Después del pecado original, éramos esclavos del demonio y no podíamos alcanzar el cielo. Jesucristo pagó el rescate con su propia Sangre, derramada en la cruz. Desde ese momento, el cielo está abierto para nosotros, pero, el pecado sigue amenazando a cada alma en lo individual. Con el libre albedrío de que disponemos, cada quien puede escoger entre el bien y el mal, y de eso depende su salvación. Si todos estuviéramos salvados de antemano, ¿qué necesidad habría tenido Dios para darnos los diez mandamientos? ¿Y para qué nos dotó de esa maravillosa conciencia que en forma silenciosa pero certera nos indica con toda claridad si obramos bien o mal? ¿Y para qué se pasan horas enteras los sacerdotes en el confesionario perdonando en el nombre de Jesús nuestros pecados? Nuestro Señor Jesucristo es el único camino para salvarnos, y para conseguirlo debemos amar a Dios por encima de cualquier persona o cosa, realizar buenas obras y no morir en pecado mortal.
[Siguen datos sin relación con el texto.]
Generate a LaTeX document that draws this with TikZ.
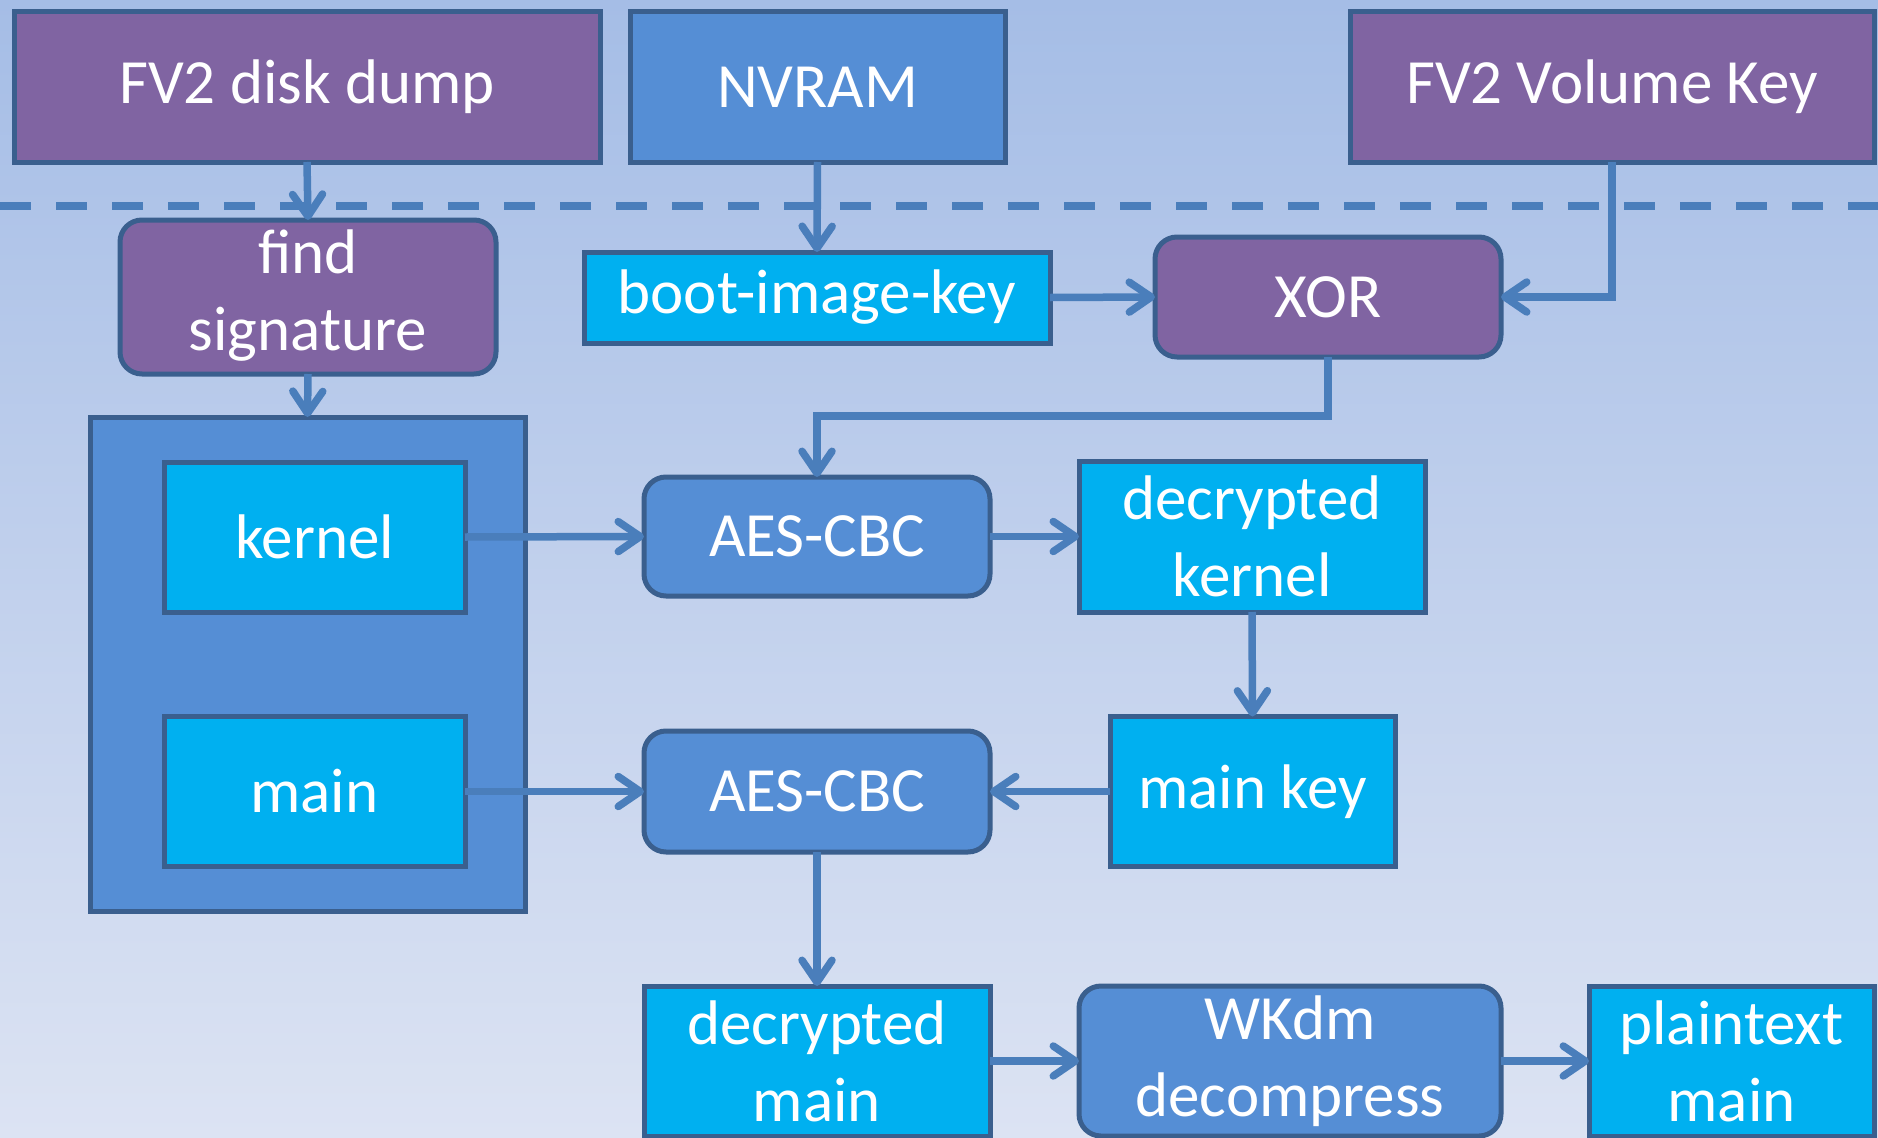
\documentclass[tikz,border=0pt]{standalone}
\usepackage{fontspec}
\setmainfont{Carlito}
\usetikzlibrary{arrows.meta}
\definecolor{bgtop}{HTML}{A5BDE6}
\definecolor{bgbot}{HTML}{DCE3F3}
\definecolor{purp}{HTML}{8064A2}
\definecolor{midblue}{HTML}{558ED5}
\definecolor{cyanbox}{HTML}{00B0F0}
\definecolor{edge}{HTML}{3A5F8E}
\definecolor{arrowc}{HTML}{4A7EBB}
\tikzset{
  box/.style={draw=edge, line width=5pt, inner sep=0pt, outer sep=0pt, text=white,
    align=center, font=\fontsize{63}{77}\selectfont},
  purplebox/.style={box, fill=purp},
  bluebox/.style={box, fill=midblue},
  cyanbx/.style={box, fill=cyanbox},
  rnd/.style={rounded corners=22pt},
  flow/.style={draw=arrowc, line width=7.5pt,
    -{Straight Barb[length=22pt,width=30pt,line cap=round,line join=round]}},
}
\begin{document}
\begin{tikzpicture}[x=1pt,y=-1pt]
\shade[top color=bgtop, bottom color=bgbot] (0,0) rectangle (1878,1137);
\useasboundingbox (0,0) rectangle (1878,1137);
\clip (0,0) rectangle (1878,1137);
% dashed separator
\draw[arrowc, line width=8.5pt, dash pattern=on 31pt off 25pt] (0,206) -- (1878,206);
% top row
\node[purplebox, minimum width=586pt, minimum height=150pt] (dump) at (307,87) {FV2 disk dump};
\node[bluebox, minimum width=375pt, minimum height=150pt] (nvram) at (817.5,87) {NVRAM};
\node[purplebox, minimum width=524pt, minimum height=150pt] (fvk) at (1612,87) {FV2 Volume Key};
% second row
\node[purplebox, rnd, minimum width=376pt, minimum height=150pt] (findsig) at (308,297)
  {\raisebox{-6pt}{\begin{tabular}{@{}c@{}}find\\signature\end{tabular}}};
\node[cyanbx, minimum width=466pt, minimum height=91pt] (bik) at (817,297.5) {boot-image-key};
\node[purplebox, rnd, minimum width=346pt, minimum height=120pt] (xor) at (1328,297) {XOR};
% container
\node[bluebox, minimum width=435pt, minimum height=494pt] (cont) at (307.5,664) {};
\node[cyanbx, minimum width=301pt, minimum height=150pt] (kernel) at (314.5,537) {kernel};
\node[cyanbx, minimum width=301pt, minimum height=150pt] (main) at (314.5,791.5) {main};
% middle
\node[bluebox, rnd, minimum width=346pt, minimum height=119pt] (aes1) at (817,536.5) {AES-CBC};
\node[cyanbx, minimum width=346pt, minimum height=151pt] (deck) at (1252,536.5) {decrypted\\kernel};
\node[cyanbx, minimum width=285pt, minimum height=150pt] (mkey) at (1252.5,791.5) {main key};
\node[bluebox, rnd, minimum width=346pt, minimum height=121pt] (aes2) at (817,791.5) {AES-CBC};
% bottom
\node[cyanbx, minimum width=346pt, minimum height=150pt] (decm) at (817,1061) {decrypted\\main};
\node[bluebox, rnd, minimum width=422pt, minimum height=150pt] (wkdm) at (1290,1061) {WKdm\\decompress};
\node[cyanbx, minimum width=285pt, minimum height=150pt] (ptm) at (1731.5,1061) {plaintext\\main};
% connectors
\coordinate (xorbend) at (1328,416);
\draw[flow] (dump.south) -- (findsig.north);
\draw[flow] (findsig.south) -- (cont.north);
\draw[flow] (nvram.south) -- (bik.north);
\draw[flow] (bik.east) -- (xor.west);
\draw[flow] (fvk.south) |- (xor.east);
\draw[flow] (xor.south) -- (xorbend) -| (aes1.north);
\draw[flow] (kernel.east) -- (aes1.west);
\draw[flow] (aes1.east) -- (deck.west);
\draw[flow] (deck.south) -- (mkey.north);
\draw[flow] (main.east) -- (aes2.west);
\draw[flow] (mkey.west) -- (aes2.east);
\draw[flow] (aes2.south) -- (decm.north);
\draw[flow] (decm.east) -- (wkdm.west);
\draw[flow] (wkdm.east) -- (ptm.west);
\end{tikzpicture}
\end{document}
Al tema de la salvación de nuestra alma no le damos la importancia que merece, tal vez porque no queremos hablar de la muerte. Son muchos los que prefieren no tocar el tema, a pesar de que el reloj de la vida continúa inexorablemente su marcha.

El precio que Jesucristo pagó por nuestro rescate fue su propia vida. Así nos mostró la gravedad del pecado y cuánto vale nuestra salvación eterna. Morir en gracia de Dios debería ser el deseo más importante de nuestra vida, porque quien se equivoca en ese trance no podrá rectificar en toda la eternidad. Así como es la vida de cada uno de nosotros, así será nuestra muerte: vida mala, muerte mala; vida buena, muerte buena. Aunque a veces se dan conversiones a última hora, éstas son pocas; y no siempre ofrecen garantías. Lo normal es que cada cual muere conforme ha vivido. Vivir el amor de Jesucristo aquí en la tierra es el mejor antídoto de que disponemos contra los temores que sentimos por la muerte. Tomando en cuenta que el hombre ha sido creado por Dios y para Dios, no estaremos tranquilos hasta que finalmente lleguemos a Él. Poco antes de fallecer, San Carlos Borromeo pronunció unas hermosas palabras que nos hacen reflexionar e incrementan nuestra espiritualidad: “ya voy Dios mío, ya voy...”.